Я стал структурой на этом уровне субъекта и она отражает что-то, что уже было обнаружено в обычном отношении, свойственному глазу, что коснулся света. Я не являюсь простым точкообразным существом, расположенным в геометральной точке, в которой схвачена перспектива. Без сомнения, картина пишется в глубинах моего глаза. Определённо, картина в моём глазу. Но я не в картине.

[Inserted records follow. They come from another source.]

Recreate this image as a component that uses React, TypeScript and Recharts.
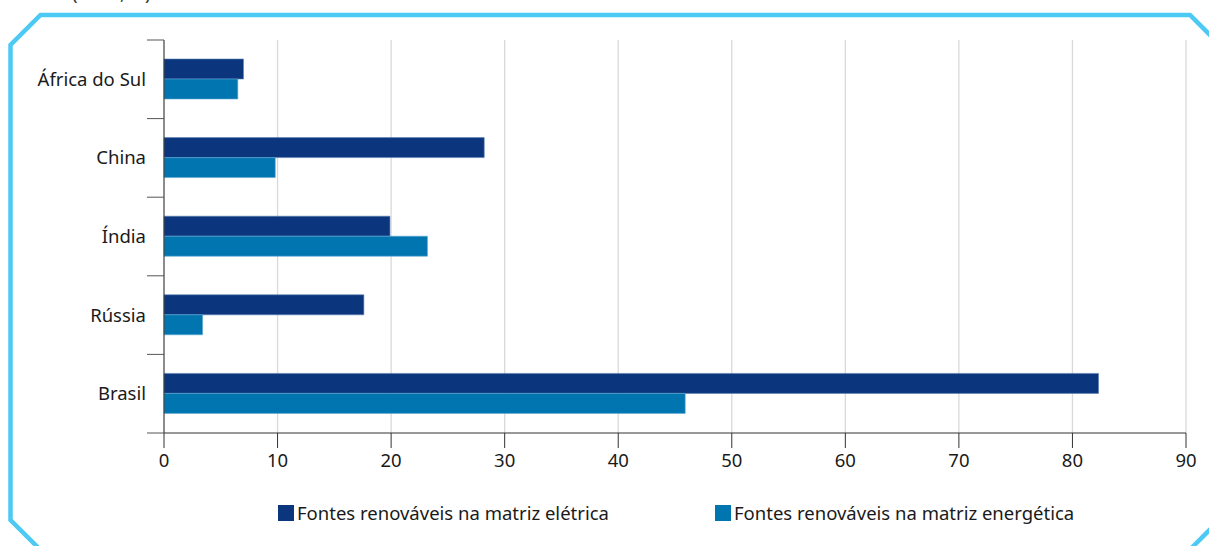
import React from 'react';
import { BarChart, Bar, XAxis, YAxis, CartesianGrid } from 'recharts';

const countries = ['África do Sul', 'China', 'Índia', 'Rússia', 'Brasil'];
const eletrica = [7.0, 28.2, 19.9, 17.6, 82.3];
const energetica = [6.5, 9.8, 23.2, 3.4, 45.9];
const xTicks = [0, 10, 20, 30, 40, 50, 60, 70, 80, 90];
const seriesNames = ['Fontes renováveis na matriz elétrica', 'Fontes renováveis na matriz energética'];
const unitLabel = '(2015, %)';

const DARK = '#0b367d';
const LIGHT = '#0075b0';
const FONT = '"Noto Sans", "Open Sans", sans-serif';
const FS = 18.5;

const data = countries.map((c, i) => ({ name: c, eletrica: eletrica[i], energetica: energetica[i] }));

const W = 1209;
const H = 546;
const TOP = 40;
const BOTTOM = 433;

const YTick = (props: any) => {
  const { x, y, payload, index } = props;
  const half = payload && payload.offset ? payload.offset : (BOTTOM - TOP) / countries.length / 2;
  return (
    <g>
      <line x1={x - 9} x2={x + 8} y1={y - half} y2={y - half} stroke="#555" strokeWidth={1} />
      {index === countries.length - 1 && (
        <line x1={x - 9} x2={x + 8} y1={y + half} y2={y + half} stroke="#555" strokeWidth={1} />
      )}
      <text x={x - 10} y={y} dy="0.35em" textAnchor="end" fill="#1a1a1a" fontSize={FS} fontFamily={FONT}>
        {payload.value}
      </text>
    </g>
  );
};

export default function App() {
  return (
    <div style={{ position: 'absolute', left: 0, top: 0, width: W, height: H, overflow: 'hidden', background: '#fff' }}>
      <svg width={W} height={H} style={{ position: 'absolute', left: 0, top: 0 }}>
        <path
          d="M 1240 65 L 1190 15 L 40.5 15 L 10.5 45 L 10.5 520 L 50 559.5"
          fill="none"
          stroke="#4ccaf3"
          strokeWidth={4.5}
          strokeLinejoin="miter"
        />
        <path d="M 1180 559.5 L 1240 499.5" fill="none" stroke="#4ccaf3" strokeWidth={4.5} />
        <text x={72} y={-0.5} fill="#333" fontSize={FS} fontFamily={FONT}>{unitLabel}</text>
      </svg>
      <div style={{ position: 'absolute', left: 0, top: 0 }}>
        <BarChart
          width={W}
          height={H}
          data={data}
          layout="vertical"
          margin={{ top: TOP, right: W - 1186, bottom: 63, left: 0 }}
          barSize={20}
          barGap={0}
        >
          <CartesianGrid horizontal={false} vertical={true} stroke="#d9d9d9" strokeWidth={1.3} />
          <XAxis
            type="number"
            domain={[0, 90]}
            ticks={xTicks}
            interval={0}
            height={50}
            axisLine={{ stroke: '#333' }}
            tickLine={{ stroke: '#333' }}
            tickSize={15}
            tickMargin={6}
            tick={{ fill: '#1a1a1a', fontSize: FS, fontFamily: FONT }}
          />
          <XAxis
            xAxisId="top"
            orientation="top"
            type="number"
            domain={[0, 90]}
            height={0}
            axisLine={{ stroke: '#d9d9d9', strokeWidth: 1.3 }}
            tick={false}
            tickLine={false}
          />
          <YAxis
            type="category"
            dataKey="name"
            width={164}
            axisLine={{ stroke: '#333' }}
            tickLine={false}
            tick={<YTick />}
            interval={0}
          />
          <Bar dataKey="eletrica" fill={DARK} stroke="#5b7fb5" strokeWidth={0.6} isAnimationActive={false} />
          <Bar dataKey="energetica" fill={LIGHT} stroke="#5ea9d3" strokeWidth={0.6} isAnimationActive={false} />
        </BarChart>
      </div>
      <div
        style={{
          position: 'absolute',
          top: 504,
          left: 278,
          fontFamily: FONT,
          fontSize: FS,
          color: '#1a1a1a',
          whiteSpace: 'nowrap',
        }}
      >
        {seriesNames.map((n, i) => (
          <div
            key={n}
            style={{ display: 'flex', alignItems: 'center', position: 'absolute', left: i === 0 ? 0 : 437, top: 0 }}
          >
            <span style={{ display: 'inline-block', width: 16, height: 16, background: i === 0 ? DARK : LIGHT, marginRight: 3 }} />
            <span style={{ lineHeight: '18px' }}>{n}</span>
          </div>
        ))}
      </div>
    </div>
  );
}
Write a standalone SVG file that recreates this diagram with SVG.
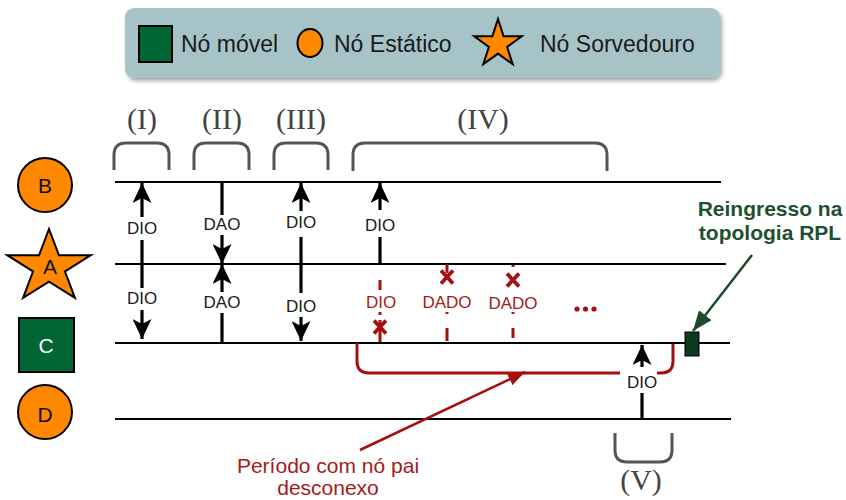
<svg xmlns="http://www.w3.org/2000/svg" width="846" height="500" viewBox="0 0 846 500">
<defs>
<marker id="ah" markerUnits="userSpaceOnUse" markerWidth="20" markerHeight="19" refX="20" refY="9.5" orient="auto" viewBox="0 0 20 19"><path d="M0,0 L20,9.5 L0,19 L5,9.5 z" fill="#000"/></marker>
<marker id="ahr" markerUnits="userSpaceOnUse" markerWidth="17" markerHeight="13" refX="17" refY="6.5" orient="auto" viewBox="0 0 17 13"><path d="M0,0 L17,6.5 L0,13 z" fill="#a50f0f"/></marker>
<marker id="ahg" markerUnits="userSpaceOnUse" markerWidth="20" markerHeight="16" refX="20" refY="8" orient="auto" viewBox="0 0 20 16"><path d="M0,0 L20,8 L0,16 z" fill="#1d4a2a"/></marker>
<filter id="sh" x="-5%" y="-20%" width="110%" height="150%"><feGaussianBlur in="SourceAlpha" stdDeviation="2"/><feOffset dx="2" dy="3"/><feComponentTransfer><feFuncA type="linear" slope="0.35"/></feComponentTransfer><feMerge><feMergeNode/><feMergeNode in="SourceGraphic"/></feMerge></filter>
</defs>
<style>
.t{font-family:"Liberation Sans",Arial,sans-serif;}
.leg{font-size:23px;fill:#1a1a1a;}
.nl{font-size:21px;text-anchor:middle;fill:#111;}
.lb{font-size:17px;text-anchor:middle;fill:#1a1a1a;}
.rl{font-size:17px;text-anchor:middle;fill:#a51a1a;}
.ph{font-family:"Liberation Serif","Times New Roman",serif;font-size:30px;text-anchor:middle;fill:#444;}
.tl{stroke:#000;stroke-width:2.2;fill:none;}
.br{stroke:#555;stroke-width:3;fill:none;}
.ar{stroke:#000;stroke-width:3.2;fill:none;}
.rd{stroke:#a50f0f;stroke-width:3;fill:none;}
.orn{fill:#ff8800;stroke:#000;stroke-width:2;}
.grn{fill:#006633;stroke:#000;stroke-width:2;}
</style>
<rect width="846" height="500" fill="#fff"/>

<g id="legend">
<rect x="125" y="8" width="595" height="70" rx="9" fill="#a6c4c8" filter="url(#sh)"/>
<rect x="139" y="26" width="33" height="36" class="grn"/>
<text x="181" y="52" class="t leg">Nó móvel</text>
<ellipse cx="310" cy="43" rx="12.5" ry="14" class="orn"/>
<text x="334" y="52" class="t leg">Nó Estático</text>
<polygon points="498,19 503.6,36.3 521.8,36.3 507.1,47 512.7,64.2 498,53.6 483.3,64.2 488.9,47 474.2,36.3 492.4,36.3" class="orn"/>
<text x="540" y="52" class="t leg">Nó Sorvedouro</text>
</g>

<g id="node-B">
<circle cx="45" cy="185" r="27" class="orn"/>
<text x="45" y="193" class="t nl">B</text>
</g>
<g id="node-A">
<polygon points="49,229 58.9,255.2 90.8,255.2 65,271.5 74.9,297.9 49,281.6 23.1,297.9 33,271.5 7.2,255.2 39.1,255.2" class="orn"/>
<text x="50" y="274" class="t nl">A</text>
</g>
<g id="node-C">
<rect x="19" y="318" width="55" height="54" class="grn"/>
<text x="46" y="353" class="t nl" style="fill:#fff">C</text>
</g>
<g id="node-D">
<circle cx="45" cy="412" r="27" class="orn"/>
<text x="45" y="422" class="t nl">D</text>
</g>

<g id="timelines">
<line x1="115" y1="182" x2="721" y2="182" class="tl"/>
<line x1="115" y1="264" x2="726" y2="264" class="tl"/>
<line x1="115" y1="343" x2="730" y2="343" class="tl"/>
<line x1="115" y1="419" x2="731" y2="419" class="tl"/>
</g>

<g id="phases">
<path d="M114,170 V155 Q114,143 126,143 H157 Q169,143 169,155 V170" class="br"/>
<text x="142" y="129" class="ph">(I)</text>
<path d="M194,170 V155 Q194,143 206,143 H237 Q249,143 249,155 V170" class="br"/>
<text x="222" y="129" class="ph">(II)</text>
<path d="M274,170 V155 Q274,143 286,143 H316 Q328,143 328,155 V170" class="br"/>
<text x="301" y="129" class="ph">(III)</text>
<path d="M353,171 V155 Q353,143 365,143 H595 Q607,143 607,155 V171" class="br"/>
<text x="483" y="129" class="ph">(IV)</text>
<path d="M615,433 V450 Q615,462 627,462 H660 Q672,462 672,450 V433" class="br"/>
<text x="641" y="490" class="ph">(V)</text>
</g>

<g id="connectors">
<!-- I -->
<line x1="142" y1="217" x2="142" y2="183" class="ar" marker-end="url(#ah)"/>
<text x="142" y="234" class="t lb">DIO</text>
<line x1="142" y1="240" x2="142" y2="288" class="ar"/>
<text x="142" y="304" class="t lb">DIO</text>
<line x1="142" y1="310" x2="142" y2="339" class="ar" marker-end="url(#ah)"/>
<!-- II -->
<line x1="222" y1="183" x2="222" y2="215" class="ar"/>
<text x="222" y="230" class="t lb">DAO</text>
<line x1="222" y1="235" x2="222" y2="264" class="ar" marker-end="url(#ah)"/>
<line x1="222" y1="343" x2="222" y2="313" class="ar"/>
<text x="222" y="308" class="t lb">DAO</text>
<line x1="222" y1="292" x2="222" y2="264" class="ar" marker-end="url(#ah)"/>
<!-- III -->
<line x1="301" y1="211" x2="301" y2="183" class="ar" marker-end="url(#ah)"/>
<text x="301" y="228" class="t lb">DIO</text>
<line x1="301" y1="237" x2="301" y2="293" class="ar"/>
<text x="301" y="312" class="t lb">DIO</text>
<line x1="301" y1="317" x2="301" y2="341" class="ar" marker-end="url(#ah)"/>
<!-- IV -->
<line x1="380" y1="263" x2="380" y2="237" class="ar"/>
<text x="380" y="231" class="t lb">DIO</text>
<line x1="380" y1="210" x2="380" y2="183" class="ar" marker-end="url(#ah)"/>
<!-- IV red -->
<g stroke="#a50f0f" stroke-width="3" fill="none">
<line x1="380" y1="280" x2="380" y2="290"/>
<line x1="380" y1="312" x2="380" y2="315"/>
<path d="M374,320.5 L386,333.5 M386,320.5 L374,333.5" stroke-width="3.8"/>
<line x1="380" y1="320" x2="380" y2="342"/>
<line x1="447" y1="264" x2="447" y2="273"/>
<path d="M441,270.5 L453,283.5 M453,270.5 L441,283.5" stroke-width="3.8"/>
<line x1="447" y1="312" x2="447" y2="314"/>
<line x1="447" y1="328" x2="447" y2="341"/>
<line x1="513" y1="265" x2="513" y2="267"/>
<path d="M507,273.5 L519,286.5 M519,273.5 L507,286.5" stroke-width="3.8"/>
<line x1="513" y1="312" x2="513" y2="314"/>
<line x1="513" y1="328" x2="513" y2="338"/>
</g>
<text x="381" y="308" class="t rl">DIO</text>
<text x="447" y="308" class="t rl">DADO</text>
<text x="513" y="309" class="t rl">DADO</text>
<g fill="#a50f0f"><circle cx="577" cy="309" r="2.6"/><circle cx="585.5" cy="309" r="2.6"/><circle cx="594" cy="309" r="2.6"/></g>
<!-- disconnected period bracket -->
<path d="M357,343 V361 Q357,373 369,373 H620" class="rd"/>
<path d="M657,373 H661 Q673,373 673,361 V344" class="rd"/>
<line x1="360" y1="450" x2="525" y2="372" stroke="#a50f0f" stroke-width="2.5" marker-end="url(#ahr)"/>
<!-- V -->
<line x1="642" y1="419" x2="642" y2="393" class="ar"/>
<text x="642" y="388" class="t lb">DIO</text>
<line x1="642" y1="367" x2="642" y2="345" class="ar" marker-end="url(#ah)"/>
<!-- reentry -->
<line x1="752" y1="255" x2="693" y2="331" stroke="#1d4a2a" stroke-width="2.5" marker-end="url(#ahg)"/>
</g>

<g id="reentry-node">
<rect x="685" y="332" width="14" height="24" fill="#0b3b1f" stroke="#000" stroke-width="1"/>
</g>

<g id="labels">
<text x="770" y="216" class="t" font-size="21" font-weight="bold" fill="#1f5130" text-anchor="middle">Reingresso na</text>
<text x="770" y="240" class="t" font-size="21" font-weight="bold" fill="#1f5130" text-anchor="middle">topologia RPL</text>
<text x="328" y="473" class="t" font-size="21" fill="#a51a1a" text-anchor="middle">Período com nó pai</text>
<text x="328" y="495" class="t" font-size="21" fill="#a51a1a" text-anchor="middle">desconexo</text>
</g>
</svg>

То, что есть свет, смотрит на меня, и с помощью этого света в глубинах моего глаза что-то изображается — что-то, не являющееся просто сконструированным отношением, объектом, задерживающим внимание философа, но что-то, что есть импрессия, мерцание поверхности, которая не на расстоянии до этого момента была расположена. Это что-то соотносится с удаленным из геометральных отношений — глубиной поля, во всей своей двусмысленности и вариативности, которое никаким образом не формируется мною. Это скорее всего то, что захватывает меня, пристает ко мне каждый раз, и превращает ландшафт во что-то иное, но не ландшафт, что-то иное, что я не могу назвать картиной.

Аналог картины, помещённый в то же самое место, то есть вовне, является точкой взгляда. В это же время то, что осуществляет связь одного с другим, то, что находится между двумя, является отличным по природе от геометрального, оптического пространства и играет совершенно обратную роль, действует не потому, что может быть преградой, а потому, что, наоборот, непрозрачное — я имею в виду экран.

В представляемом мне пространстве света то, что является взглядом, есть всегда игра света и тени. И это всегда либо луч света (который обнажает суть моей маленькой истории), либо то, что препятствует мне в каждой точке и в самом экране, и в принуждении света проявляться в сверкании, переполняющим его. Более кратко — точка взгляда всегда участвует при оценке неопределённости бриллианта.

А если я нахожусь во всем в картине, то это всегда является в экране, который раньше я называл пятном, крапинкой.

2

Вот таковы взаимоотношения субъекта с полем видения. Термин субъект [subject] не следует здесь понимать в обычном смысле слова, в субъективном смысле — эти взаимоотношения не являются идеалистическими отношениями. Этот обзор, который я называю темой [subject], и который рассматриваю придающим плотность картине, не просто выборочный обзор.

Существует множество ошибочных трактовок в понимании этой функции этого понятия [subject] в поле представления.

Определённо, La Phénoménologie de la perception демонстрирует много примеров того, что происходит за сетчаткой. Мерло-Понти сметливо выделяет из массы написанного несколько самых отличительных фактов. Он показывает, например, что просто маскировка с помощью экрана части поля, действующего как источник смешанных цветов, обеспечивается парой колес, парой ширм, которые, вращающиеся одно за другим, создают определённый световой тон, так что сам по себе такой способ представляет композицию довольно необычным для этого вопроса образом. И в самом деле, здесь нами схватывается в его чистом виде функционирование субъекта в обычном смысле слова, и схватываются принципы работы центрального механизма, который организует игру света, упорядоченного в эксперименте, все элементы которого нам известны. Эти принципы, понятые нами, отличаются от того, что постигает субъект.

Восприятие эффектов рефлексии поля или цвета довольно различно. Оно зависит от них и организуется особым образом. Давайте, примера ради, поместим желтое поле за голубым, то при встрече со светом, отраженным желтым полем, голубое поле будет немного изменяться. Но, конечно же, все цветовое всегда и только субъективно. Не существует в спектре ничего столь объективного, что заставило бы нас воспринимать качество цвета в его зависимости от длины волны или от значительных колебаний на этом уровне световой вибрации. Здесь появляется что-то объективное, но расположено оно, правда, разнообразно.

И это все, что имеет отношение к делу? Неужели это то, о чём я хотел сказать, когда говорил об отношении между субъектом и тем, что я назвал картиной? Конечно, нет.